I was practicing for an interview and came across this question on a website:

A magical sub-sequence of a string S is a sub-sequence of S that contains all five vowels in order. Find the length of largest magical sub-sequence of a string S.

For example, if S = aeeiooua, then aeiou and aeeioou are magical sub-sequences but aeio and aeeioua are not.

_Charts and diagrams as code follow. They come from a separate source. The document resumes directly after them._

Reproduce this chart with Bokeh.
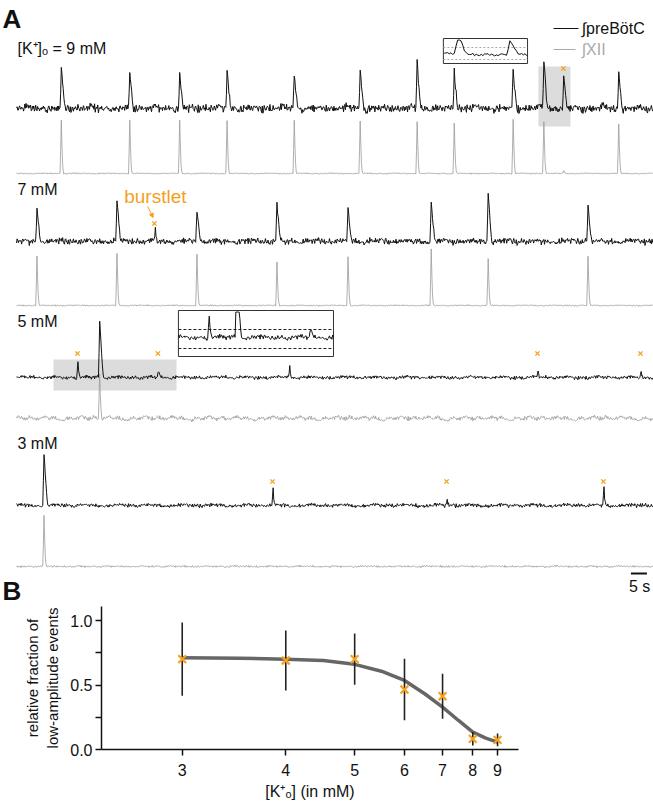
import numpy as np
from bokeh.plotting import figure
from bokeh.layouts import column
from bokeh.models import Range1d, FixedTicker, CustomJSTickFormatter, PrintfTickFormatter, Arrow, NormalHead
from bokeh.core.properties import value
from bokeh.embed import file_html
from bokeh.resources import INLINE

FONT = "Liberation Sans"
ORANGE = "#F5A01E"
GRAY = "#9a9a9a"

# ---------------- Panel A data (time in s, amplitudes in a.u.) ----------------
DT = 0.2
T_END = 199.0

K9_T   = [13.75, 35.3, 50.9, 65.6, 86.6, 107.2, 125.0, 136.6, 155.0, 164.7, 170.9, 188.1]
K9_PRE = [0.78, 0.72, 0.70, 0.76, 0.68, 0.78, 0.92, 0.74, 0.74, 0.96, 0.62, 0.70]
K9_XII = [1.06, 1.06, 1.06, 1.06, 1.06, 1.06, 1.04, 1.00, 1.08, 1.04, 0.06, 0.98]
K9_BURSTLETS = [170.9]

K7_T   = [6.25, 31.25, 43.1, 56.25, 81.25, 103.4, 129.4, 147.2, 178.4]
K7_PRE = [0.68, 0.82, 0.26, 0.64, 0.74, 0.68, 0.78, 1.00, 0.72]
K7_XII = [0.98, 1.04, 0.00, 1.02, 0.86, 0.98, 1.12, 0.94, 0.98]
K7_BURSTLETS = [43.1]

K5_T   = [19.06, 25.9, 44.2, 85.3, 162.8, 195.0]
K5_PRE = [0.34, 1.14, 0.14, 0.20, 0.12, 0.14]
K5_XII = [0.00, 0.90, 0.00, 0.00, 0.00, 0.00]
K5_BURSTLETS = [19.06, 44.2, 85.3, 162.8, 195.0]

K3_T   = [8.44, 80.0, 134.4, 183.4]
K3_PRE = [1.04, 0.32, 0.14, 0.36]
K3_XII = [1.00, 0.00, 0.00, 0.00]
K3_BURSTLETS = [80.0, 134.4, 183.4]

ROW_LABELS = ["[K\u207a]\u2092 = 9 mM", "7 mM", "5 mM", "3 mM"]

# burst waveform templates (sampled every DT)
BLACK_SHAPE = [0.45, 1.0, 0.82, 0.62, 0.42, 0.24, 0.10]
SMALL_SHAPE = [0.45, 1.0, 0.45, 0.15]
GRAY_SHAPE = [0.45, 1.0, 0.55, 0.20, 0.05]

# fixed baseline texture
NOISE = [0.12, -0.58, 0.83, -0.21, 0.47, -0.92, 0.05, 0.66, -0.37, 0.29,
         -0.74, 0.91, -0.08, 0.54, -0.63, 0.18, -0.45, 0.77, -0.99, 0.33,
         0.02, -0.27, 0.69, -0.51, 0.86, -0.14, 0.41, -0.82, 0.23, -0.66,
         0.58, -0.03, 0.95, -0.39, 0.14, -0.71, 0.49, -0.19, 0.73, -0.88,
         0.31, 0.07, -0.56, 0.62, -0.24, 0.84, -0.47, 0.19, -0.93, 0.44,
         -0.11, 0.68, -0.34, 0.09, -0.77, 0.52, -0.61, 0.27, 0.89, -0.16,
         0.36, -0.69, 0.01, 0.79, -0.43, 0.57, -0.86, 0.21, -0.29, 0.64,
         -0.06, 0.98, -0.53, 0.38, -0.79, 0.11, 0.46, -0.22, 0.71, -0.95,
         0.26, -0.41, 0.61, -0.09, 0.81, -0.64, 0.16, -0.33, 0.53, -0.87,
         0.42, 0.04, -0.59, 0.76, -0.18, 0.35, -0.72, 0.93, -0.26, 0.08]

# ---------------- Panel B data ----------------
K_VALUES = [3, 4, 5, 6, 7, 8, 9]
FRACTION = [0.700, 0.690, 0.700, 0.465, 0.413, 0.083, 0.075]
SD       = [0.284, 0.233, 0.199, 0.239, 0.175, 0.052, 0.050]
FIT_K = [3.0, 3.5, 4.0, 4.5, 5.0, 5.5, 6.0, 6.5, 7.0, 7.5, 8.0, 8.5, 9.0]
FIT_Y = [0.711, 0.707, 0.700, 0.690, 0.660, 0.607, 0.535, 0.432, 0.328, 0.225, 0.134, 0.088, 0.057]

# ---------------- build traces ----------------
t = np.arange(0.0, T_END, DT)
n = len(t)
idx = np.arange(n)
NZ = np.array(NOISE)


def texture(a, b, slow_w):
    fast = 0.65 * NZ[(idx * 37 + a) % 100] + 0.35 * NZ[(idx * 53 + b) % 97]
    slow = np.convolve(NZ[(idx * 29 + b) % 100], np.ones(12) / 12.0, mode="same") * 3.0
    return fast + slow_w * slow


def bursts(times, amps, shape, small=None):
    y = np.zeros(n)
    for tt, aa in zip(times, amps):
        if aa <= 0:
            continue
        sh = shape if (small is None or aa >= 0.45) else small
        k = int(round(tt / DT))
        for j, s in enumerate(sh):
            if 0 <= k + j < n:
                y[k + j] += aa * s
    return y


GAIN = 50.0  # px per a.u.
rows = [
    dict(T=K9_T, PRE=K9_PRE, XII=K9_XII, BL=K9_BURSTLETS, bb=108, gb=173, bn=5.0, gn=0.8, gs=0.2, mk=40, lab=48),
    dict(T=K7_T, PRE=K7_PRE, XII=K7_XII, BL=K7_BURSTLETS, bb=241, gb=305, bn=3.8, gn=0.8, gs=0.2, mk=18, lab=189),
    dict(T=K5_T, PRE=K5_PRE, XII=K5_XII, BL=K5_BURSTLETS, bb=377, gb=418, bn=2.2, gn=2.4, gs=1.0, mk=24, lab=321),
    dict(T=K3_T, PRE=K3_PRE, XII=K3_XII, BL=K3_BURSTLETS, bb=505, gb=566, bn=2.4, gn=1.2, gs=0.4, mk=24, lab=443),
]

HA = 606
pA = figure(width=653, height=HA, x_range=Range1d(-5.0, 199.06), y_range=Range1d(HA, 0),
            min_border=0, toolbar_location=None, output_backend="svg")
pA.axis.visible = False
pA.grid.visible = False
pA.outline_line_color = None
pA.frame_align = False

# shaded regions
pA.quad(left=[163.1, 11.56], right=[173.1, 50.0], top=[66, 359], bottom=[126, 390],
        fill_color="#dcdcdc", line_color=None)

black_px = []
for r_i, r in enumerate(rows):
    sig_b = bursts(r["T"], r["PRE"], BLACK_SHAPE, SMALL_SHAPE) * GAIN + texture(3 + r_i * 11, 7 + r_i * 5, 0.35) * r["bn"]
    sig_g = bursts(r["T"], r["XII"], GRAY_SHAPE) * GAIN + texture(41 + r_i * 13, 19 + r_i * 7, r["gs"]) * r["gn"]
    black_px.append(sig_b)
    pA.line(t, r["bb"] - sig_b, line_color="#111111", line_width=1.0)
    pA.line(t, r["gb"] - sig_g, line_color=GRAY, line_width=0.8)
    pA.scatter(r["BL"], [r["bb"] - r["mk"]] * len(r["BL"]), marker="x", size=6,
               line_color=ORANGE, line_width=1.4)
    pA.text(x=[0.3], y=[r["lab"]], text=[ROW_LABELS[r_i]], text_font=value(FONT),
            text_font_size="16px", text_baseline="middle", text_align="left", text_color="#111")

# insets (magnified views of the shaded segments)
def inset(sig, t0, t1, bx0, bx1, by0, by1, base, vgain, ylines, dash, dcol):
    m = (t >= t0) & (t <= t1)
    mag = (bx1 - bx0) / (t1 - t0)
    xi = bx0 + (t[m] - t0) * mag
    yi = np.maximum(base - sig[m] * vgain, by0 + 1.5)
    pA.quad(left=[bx0], right=[bx1], top=[by0], bottom=[by1], fill_color="white",
            line_color="#333333", line_width=1)
    for yl in ylines:
        pA.line([bx0, bx1], [yl, yl], line_color=dcol, line_dash=dash, line_width=1)
    pA.line(xi, yi, line_color="#111111", line_width=1.0)

inset(black_px[0], 163.1, 173.1, 133.4, 159.7, 38, 63, 54, 0.42, [47, 59], "2 2", "#aaaaaa")
inset(black_px[2], 11.56, 50.0, 50.6, 99.06, 310, 356, 337, 1.35, [329, 348], "3 2", "#222222")

# burstlet annotation
pA.text(x=[43.4], y=[196], text=["burstlet"], text_font=value(FONT), text_font_size="19px",
        text_color=ORANGE, text_align="center", text_baseline="middle")
pA.add_layout(Arrow(x_start=41.0, y_start=206, x_end=42.7, y_end=217, line_color=ORANGE, line_width=1,
                    end=NormalHead(size=4, fill_color=ORANGE, line_color=ORANGE)))

# legend
pA.segment(x0=[167.8, 167.8], x1=[175.6, 174.7], y0=[28, 49], y1=[28, 49],
           line_color=["#111111", "#aaaaaa"], line_width=1.2)
pA.text(x=[176.6, 176.6], y=[28, 49], text=["\u222bpreB\u00f6tC", "\u222bXII"], text_font=value(FONT),
        text_font_size="16px", text_color=["#111111", "#aaaaaa"], text_baseline="middle")

# scale bar (5 s)
pA.segment(x0=[192.0], x1=[197.0], y0=[573], y1=[573], line_color="#111111", line_width=2)
pA.text(x=[194.7], y=[586], text=["5 s"], text_font=value(FONT), text_font_size="16px",
        text_align="center", text_baseline="middle", text_color="#111")

# panel letters
pA.text(x=[-4.4, -4.4], y=[18, 590], text=["A", "B"], text_font=value(FONT), text_font_size="26px",
        text_font_style="bold", text_baseline="middle", text_color="#111")

# ---------------- Panel B ----------------
P = 0.6
def kx(k):
    return -np.asarray(k, dtype=float) ** (-P)

XR = (-0.5812, -0.2510)
YTOP = (749 - HA) / 129.0
pB = figure(width=653, height=804 - HA, x_range=Range1d(*XR), y_range=Range1d(0, YTOP),
            min_border_left=101, min_border_right=135, min_border_top=0, min_border_bottom=55,
            toolbar_location=None, output_backend="svg")
pB.grid.visible = False
pB.outline_line_color = None
pB.frame_align = False

pB.line(kx(FIT_K), FIT_Y, line_color="#666666", line_width=3.5)
fr = np.array(FRACTION)
sd = np.array(SD)
pB.segment(x0=kx(K_VALUES), x1=kx(K_VALUES), y0=fr - sd, y1=fr + sd, line_color="#222222", line_width=1.6)
pB.scatter(kx(K_VALUES), FRACTION, marker="x", size=11, line_color=ORANGE, line_width=2.2)

xa = pB.xaxis[0]
xa.ticker = FixedTicker(ticks=list(kx(K_VALUES)))
xa.formatter = CustomJSTickFormatter(code="return Math.round(Math.pow(-tick, -1/0.6)).toString();")
xa.axis_label = "[K\u207a\u2092] (in mM)"
ya = pB.yaxis[0]
ya.ticker = FixedTicker(ticks=[0.0, 0.5, 1.0], minor_ticks=[0.25, 0.75])
ya.formatter = PrintfTickFormatter(format="%.1f")
ya.axis_label = "relative fraction of\nlow-amplitude events"

for ax in (xa, ya):
    ax.axis_line_width = 1.5
    ax.axis_line_color = "#111111"
    ax.major_tick_line_color = "#111111"
    ax.major_tick_line_width = 1.5
    ax.major_tick_out = 6
    ax.major_tick_in = 0
    ax.major_label_text_font = FONT
    ax.major_label_text_font_size = "16px"
    ax.major_label_text_color = "#111111"
    ax.axis_label_text_font = FONT
    ax.axis_label_text_font_size = "16px"
    ax.axis_label_text_font_style = "normal"
    ax.axis_label_text_color = "#111111"
ya.axis_label_text_font_size = "15px"
xa.minor_tick_line_color = None
ya.minor_tick_line_color = "#111111"
ya.minor_tick_line_width = 1.5
ya.minor_tick_out = 6
ya.minor_tick_in = 0
xa.major_label_standoff = 8
xa.axis_label_standoff = 4
ya.major_label_standoff = 3
ya.axis_label_standoff = 6

layout = column(pA, pB)
open("out.html", "w").write(file_html(layout, INLINE))
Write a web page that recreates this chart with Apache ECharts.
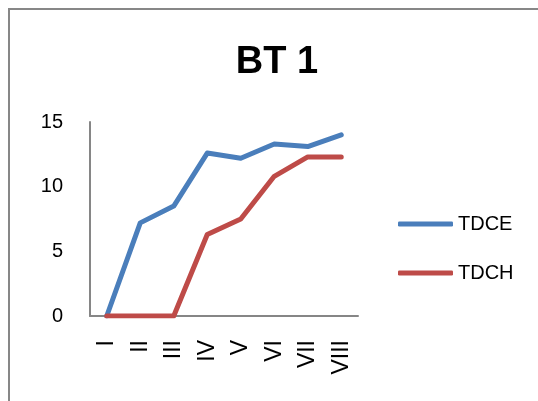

I am a beginner in dynamic programming and am finding it hard to come up with a recursive formula for this.

Answer 1

I did it with an iterative approach rather than recursive one. I started building solution similar to LIS (Longest Increasing Subsequence) and then optimised it upto O(n).

#include<iostream>
#include<string>
#include<vector>
using namespace std;

string vowel = "aeiou";

int vpos(char c)
{
    for (int i = 0; i < 5; ++i)
        if (c == vowel[i])
            return i;
    return -1;
}

int magical(string s)
{
    int l = s.length();
    int previndex[5] = {-1, -1, -1, -1, -1};    // for each vowel
    vector<int> len (l, 0);
    int i = 0, maxlen = 0;

    // finding first 'a'
    while (s[i] != 'a')
    {
        ++i;
        if (i == l)
            return 0;
    }

    previndex[0] = i;       //prev index of 'a'
    len[i] = 1;

    for ( ++i; i < l; ++i)
    {
        if (vpos(s[i]) >= 0)    // a vowel
        {
            /* Need to append to longest subsequence on its left, only for this vowel (for any vowels) and 
             * its previous vowel (if it is not 'a')
                This important observation makes it O(n) -- differnet from typical LIS
            */
            if (previndex[vpos(s[i])] >= 0)
                len[i] = 1+len[previndex[vpos(s[i])]];

            previndex[vpos(s[i])] = i;

            if (s[i] != 'a')
            {
                if (previndex[vpos(s[i])-1] >= 0)
                    len[i] = max(len[i], 1+len[previndex[vpos(s[i])-1]]);
            }

            maxlen = max(maxlen, len[i]);
        }
    }
    return maxlen;
}

int main()
{
    string s = "aaejkioou";
    cout << magical(s);
    return 0;
}